Ofheo Director Armando Falcon Jr.: Congressman, Ofheo did not improperly apply accounting rules; Freddie Mac did. Ofheo did not try to manage earnings improperly; Freddie Mac did. So this isn't about the agency's engagement in improper conduct, it is about Freddie Mac. Let me just correct the record on that. . . . I have been asking for these additional authorities for four years now. I have been asking for additional resources, the independent appropriations assessment powers.

This is not a matter of the agency engaging in any misconduct. . . .
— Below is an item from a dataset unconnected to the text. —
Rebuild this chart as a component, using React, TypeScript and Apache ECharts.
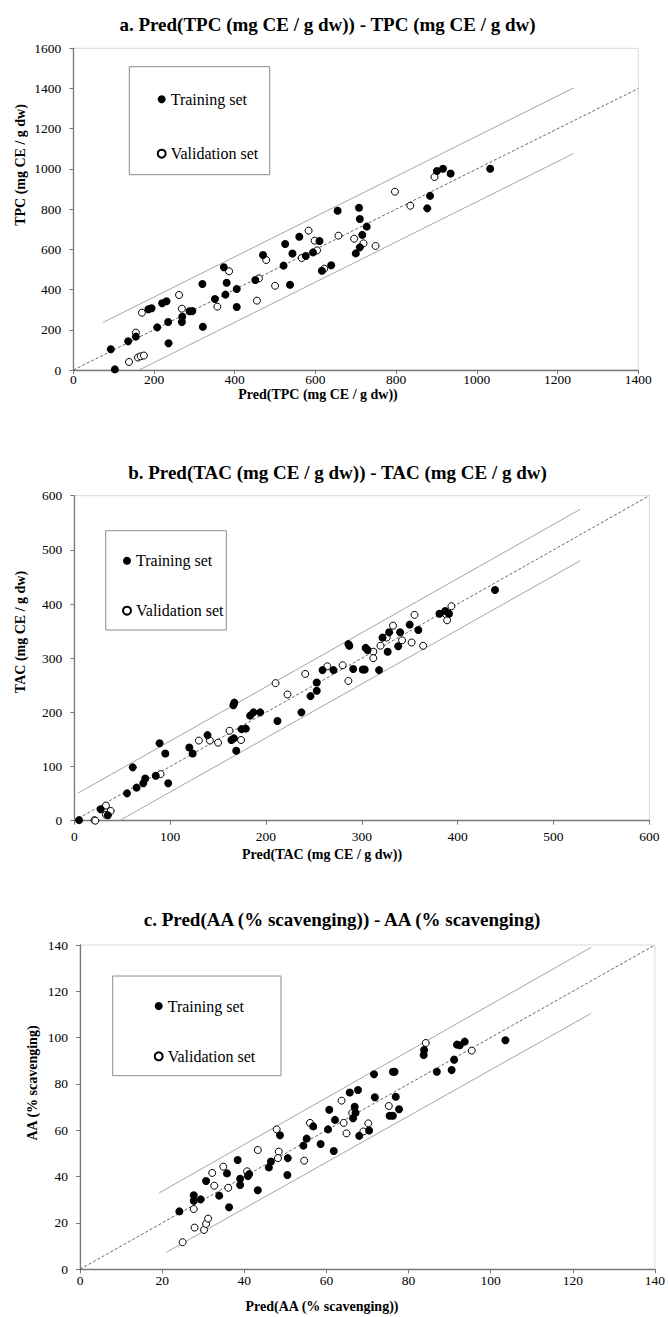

Rep. Waters: However, I have sat through nearly a dozen hearings where, frankly, we were trying to fix something that wasn't broke. Housing is the economic engine of our economy, and in no community does this engine need to work more than in mine. With last week's hurricane and the drain on the economy from the war in Iraq, we should do no harm to these GSEs. We should be enhancing regulation, not making fundamental change.

Mr. Chairman, we do not have a crisis at Freddie Mac, and in particular at Fannie Mae, under the outstanding leadership of Mr. Frank Raines. Everything in the 1992 act has worked just fine. In fact, the GSEs have exceeded their housing goals. . . .

Rep. Frank: Let me ask [George] Gould and [Franklin] Raines on behalf of Freddie Mac and Fannie Mae, do you feel that over the past years you have been substantially under-regulated?

Mr. Raines?

Mr. Raines: No, sir.

Mr. Frank: Mr. Gould?

Mr. Gould: No, sir. . . .

Mr. Frank: OK. Then I am not entirely sure why we are here. . . .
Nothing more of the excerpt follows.